Faça uma atividade de cada vez e “termine a corrida” (como diz um técnico de basquete: finish the run). Tarefas concomitantes e inacabadas pesam como uma cruz no final do dia. Termine uma e a tire da frente, daí passa para outra. Isso é difícil? O ambiente corporativo é caótico e as tarefas são empilhadas na sua mesa? Outro motivo para terminar uma de cada vez e estabelecer prioridades.

Seu chefe é caótico e a distribuição de tarefas idem? Se a sua empresa é caótica, isso é outro motivo para a sua governança de tempo e de prioridades ser bem estabelecida. Senão, vai todo mundo bugar junto, e a culpa normalmente recai sobre o “bugado”, não sobre o sistema caótico que leva ao bug.
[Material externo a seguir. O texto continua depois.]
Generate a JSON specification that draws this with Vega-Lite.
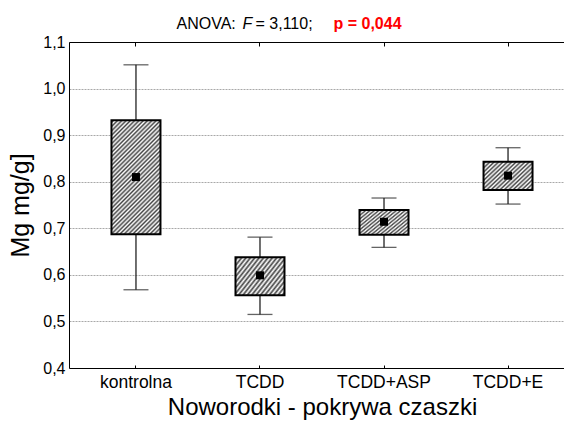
{
  "$schema": "https://vega.github.io/schema/vega-lite/v6.json",
  "width": 495,
  "height": 326,
  "autosize": "none",
  "padding": {"left": 69, "top": 42, "right": 0, "bottom": 61},
  "background": "white",
  "config": {
    "view": {"stroke": null},
    "font": "Liberation Sans",
    "axis": {"labelFont": "Liberation Sans", "titleFont": "Liberation Sans", "labelColor": "#000", "titleColor": "#000", "titleFontWeight": "normal", "domainColor": "#000", "domainWidth": 1, "tickColor": "#000"}
  },
  "data": {
    "values": [
      {"group": "kontrolna", "mean": 0.810, "lo": 0.687, "hi": 0.932, "wlo": 0.568, "whi": 1.051},
      {"group": "TCDD", "mean": 0.599, "lo": 0.556, "hi": 0.638, "wlo": 0.515, "whi": 0.681},
      {"group": "TCDD+ASP", "mean": 0.714, "lo": 0.686, "hi": 0.739, "wlo": 0.659, "whi": 0.765},
      {"group": "TCDD+E", "mean": 0.813, "lo": 0.782, "hi": 0.843, "wlo": 0.752, "whi": 0.873}
    ]
  },
  "resolve": {"axis": {"x": "independent", "y": "independent"}},
  "layer": [
    {
      "mark": {"type": "rule", "color": "#222", "strokeWidth": 1.3},
      "encoding": {
        "x": {"field": "group", "type": "nominal", "sort": ["kontrolna", "TCDD", "TCDD+ASP", "TCDD+E"],
          "scale": {"range": [0, 506], "paddingInner": 0, "paddingOuter": 0.04},
          "axis": {"orient": "bottom", "labelAngle": 0, "labelFontSize": 17.5, "labelPadding": 8, "ticks": true, "tickSize": -3, "tickWidth": 1, "domain": true, "grid": false,
            "title": "Noworodki - pokrywa czaszki", "titleFontSize": 24, "titleX": 253, "titleY": 46, "titleAlign": "center", "titleBaseline": "alphabetic"}},
        "y": {"field": "wlo", "type": "quantitative",
          "scale": {"domain": [0.4, 1.1], "nice": false, "zero": false},
          "axis": {"orient": "left", "values": [0.4, 0.5, 0.6, 0.7, 0.8, 0.9, 1.0, 1.1],
            "labelExpr": "replace(format(datum.value, '.1f'), '.', ',')", "labelFontSize": 16, "labelPadding": 4,
            "ticks": false, "tickSize": 0, "domain": true, "grid": true, "gridColor": "#a8a8a8", "gridDash": [2, 1], "gridWidth": 1,
            "title": "Mg mg/g]", "titleFontSize": 25, "titleX": -41, "titleY": 163, "titleAngle": 270, "titleAlign": "center", "titleBaseline": "alphabetic"}},
        "y2": {"field": "whi"}
      }
    },
    {
      "mark": {"type": "tick", "size": 25, "thickness": 1.3, "color": "#222"},
      "encoding": {
        "x": {"field": "group", "type": "nominal", "sort": ["kontrolna", "TCDD", "TCDD+ASP", "TCDD+E"],
          "axis": {"orient": "top", "labels": false, "ticks": true, "tickSize": -4, "tickWidth": 1, "domain": true, "grid": false,
            "title": "ANOVA:", "titleFontSize": 16, "titleX": 107, "titleY": -14, "titleAlign": "left", "titleBaseline": "alphabetic"}},
        "y": {"field": "whi", "type": "quantitative",
          "axis": {"orient": "right", "labels": false, "ticks": false, "domain": false, "grid": false,
            "title": "p = 0,044", "titleColor": "#ff0000", "titleFontWeight": "bold", "titleFontSize": 16, "titleAngle": 0,
            "titleX": -231, "titleY": -14, "titleAlign": "left", "titleBaseline": "alphabetic"}}
      }
    },
    {
      "mark": {"type": "tick", "size": 25, "thickness": 1.3, "color": "#222"},
      "encoding": {
        "x": {"field": "group", "type": "nominal", "sort": ["kontrolna", "TCDD", "TCDD+ASP", "TCDD+E"],
          "axis": {"orient": "top", "labels": false, "ticks": false, "domain": false, "grid": false,
            "title": "F", "titleFontStyle": "italic", "titleFontSize": 16, "titleX": 173, "titleY": -14, "titleAlign": "left", "titleBaseline": "alphabetic"}},
        "y": {"field": "wlo", "type": "quantitative", "axis": null}
      }
    },
    {
      "transform": [{"filter": "datum.group == 'kontrolna'"}],
      "mark": {"type": "bar", "width": 49, "stroke": "#000", "strokeWidth": 2,
        "fill": {"gradient": "linear", "x1": 0, "y1": 0, "x2": 0.5188, "y2": 1.2069, "stops": [
          {"offset": 0, "color": "#fff"}, {"offset": 0.0132, "color": "#444"}, {"offset": 0.0263, "color": "#fff"}, {"offset": 0.0395, "color": "#444"},
          {"offset": 0.0526, "color": "#fff"}, {"offset": 0.0658, "color": "#444"}, {"offset": 0.0789, "color": "#fff"}, {"offset": 0.0921, "color": "#444"},
          {"offset": 0.1053, "color": "#fff"}, {"offset": 0.1184, "color": "#444"}, {"offset": 0.1316, "color": "#fff"}, {"offset": 0.1447, "color": "#444"},
          {"offset": 0.1579, "color": "#fff"}, {"offset": 0.1711, "color": "#444"}, {"offset": 0.1842, "color": "#fff"}, {"offset": 0.1974, "color": "#444"},
          {"offset": 0.2105, "color": "#fff"}, {"offset": 0.2237, "color": "#444"}, {"offset": 0.2368, "color": "#fff"}, {"offset": 0.25, "color": "#444"},
          {"offset": 0.2632, "color": "#fff"}, {"offset": 0.2763, "color": "#444"}, {"offset": 0.2895, "color": "#fff"}, {"offset": 0.3026, "color": "#444"},
          {"offset": 0.3158, "color": "#fff"}, {"offset": 0.3289, "color": "#444"}, {"offset": 0.3421, "color": "#fff"}, {"offset": 0.3553, "color": "#444"},
          {"offset": 0.3684, "color": "#fff"}, {"offset": 0.3816, "color": "#444"}, {"offset": 0.3947, "color": "#fff"}, {"offset": 0.4079, "color": "#444"},
          {"offset": 0.4211, "color": "#fff"}, {"offset": 0.4342, "color": "#444"}, {"offset": 0.4474, "color": "#fff"}, {"offset": 0.4605, "color": "#444"},
          {"offset": 0.4737, "color": "#fff"}, {"offset": 0.4868, "color": "#444"}, {"offset": 0.5, "color": "#fff"}, {"offset": 0.5132, "color": "#444"},
          {"offset": 0.5263, "color": "#fff"}, {"offset": 0.5395, "color": "#444"}, {"offset": 0.5526, "color": "#fff"}, {"offset": 0.5658, "color": "#444"},
          {"offset": 0.5789, "color": "#fff"}, {"offset": 0.5921, "color": "#444"}, {"offset": 0.6053, "color": "#fff"}, {"offset": 0.6184, "color": "#444"},
          {"offset": 0.6316, "color": "#fff"}, {"offset": 0.6447, "color": "#444"}, {"offset": 0.6579, "color": "#fff"}, {"offset": 0.6711, "color": "#444"},
          {"offset": 0.6842, "color": "#fff"}, {"offset": 0.6974, "color": "#444"}, {"offset": 0.7105, "color": "#fff"}, {"offset": 0.7237, "color": "#444"},
          {"offset": 0.7368, "color": "#fff"}, {"offset": 0.75, "color": "#444"}, {"offset": 0.7632, "color": "#fff"}, {"offset": 0.7763, "color": "#444"},
          {"offset": 0.7895, "color": "#fff"}, {"offset": 0.8026, "color": "#444"}, {"offset": 0.8158, "color": "#fff"}, {"offset": 0.8289, "color": "#444"},
          {"offset": 0.8421, "color": "#fff"}, {"offset": 0.8553, "color": "#444"}, {"offset": 0.8684, "color": "#fff"}, {"offset": 0.8816, "color": "#444"},
          {"offset": 0.8947, "color": "#fff"}, {"offset": 0.9079, "color": "#444"}, {"offset": 0.9211, "color": "#fff"}, {"offset": 0.9342, "color": "#444"},
          {"offset": 0.9474, "color": "#fff"}, {"offset": 0.9605, "color": "#444"}, {"offset": 0.9737, "color": "#fff"}, {"offset": 0.9868, "color": "#444"},
          {"offset": 1, "color": "#fff"}
        ]}},
      "encoding": {
        "x": {"field": "group", "type": "nominal", "sort": ["kontrolna", "TCDD", "TCDD+ASP", "TCDD+E"],
          "axis": {"orient": "top", "labels": false, "ticks": false, "domain": false, "grid": false,
            "title": "= 3,110;", "titleFontSize": 16, "titleX": 186, "titleY": -14, "titleAlign": "left", "titleBaseline": "alphabetic"}},
        "y": {"field": "lo", "type": "quantitative", "axis": null},
        "y2": {"field": "hi"}
      }
    },
    {
      "transform": [{"filter": "datum.group != 'kontrolna'"}],
      "mark": {"type": "bar", "width": 49, "stroke": "#000", "strokeWidth": 2,
        "fill": {"gradient": "linear", "x1": 0, "y1": 0, "x2": 1.1727, "y2": 0.718, "stops": [
          {"offset": 0, "color": "#fff"}, {"offset": 0.0278, "color": "#444"}, {"offset": 0.0556, "color": "#fff"}, {"offset": 0.0833, "color": "#444"},
          {"offset": 0.1111, "color": "#fff"}, {"offset": 0.1389, "color": "#444"}, {"offset": 0.1667, "color": "#fff"}, {"offset": 0.1944, "color": "#444"},
          {"offset": 0.2222, "color": "#fff"}, {"offset": 0.25, "color": "#444"}, {"offset": 0.2778, "color": "#fff"}, {"offset": 0.3056, "color": "#444"},
          {"offset": 0.3333, "color": "#fff"}, {"offset": 0.3611, "color": "#444"}, {"offset": 0.3889, "color": "#fff"}, {"offset": 0.4167, "color": "#444"},
          {"offset": 0.4444, "color": "#fff"}, {"offset": 0.4722, "color": "#444"}, {"offset": 0.5, "color": "#fff"}, {"offset": 0.5278, "color": "#444"},
          {"offset": 0.5556, "color": "#fff"}, {"offset": 0.5833, "color": "#444"}, {"offset": 0.6111, "color": "#fff"}, {"offset": 0.6389, "color": "#444"},
          {"offset": 0.6667, "color": "#fff"}, {"offset": 0.6944, "color": "#444"}, {"offset": 0.7222, "color": "#fff"}, {"offset": 0.75, "color": "#444"},
          {"offset": 0.7778, "color": "#fff"}, {"offset": 0.8056, "color": "#444"}, {"offset": 0.8333, "color": "#fff"}, {"offset": 0.8611, "color": "#444"},
          {"offset": 0.8889, "color": "#fff"}, {"offset": 0.9167, "color": "#444"}, {"offset": 0.9444, "color": "#fff"}, {"offset": 0.9722, "color": "#444"},
          {"offset": 1, "color": "#fff"}
        ]}},
      "encoding": {
        "x": {"field": "group", "type": "nominal", "sort": ["kontrolna", "TCDD", "TCDD+ASP", "TCDD+E"], "axis": null},
        "y": {"field": "lo", "type": "quantitative", "axis": null},
        "y2": {"field": "hi"}
      }
    },
    {
      "mark": {"type": "point", "shape": "square", "size": 64, "filled": true, "color": "#000", "opacity": 1},
      "encoding": {
        "x": {"field": "group", "type": "nominal", "sort": ["kontrolna", "TCDD", "TCDD+ASP", "TCDD+E"], "axis": null},
        "y": {"field": "mean", "type": "quantitative", "axis": null}
      }
    }
  ]
}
Como já colocado em outros artigos, defenda seu sono como um pitbull defende seu osso. Nada de telas na cama, nada de estimulantes como café ou Red Bull ou nicotina perto da hora de deitar. Leitura (em livros), meditação e relaxamento antes de deitar também ajudam muito.

Sobretudo; transforme o estresse em fonte de crescimento. Ou de desafio. Ou o próximo “bugado”, ou “bugada”, será você.

Marco Antonio Spinelli é médico com mestrado em Psiquiatria pela Universidade São Paulo, psicoterapeuta de orientação junguiana e autor do livro “Stress – o coelho de Alice tem sempre muita pressa”.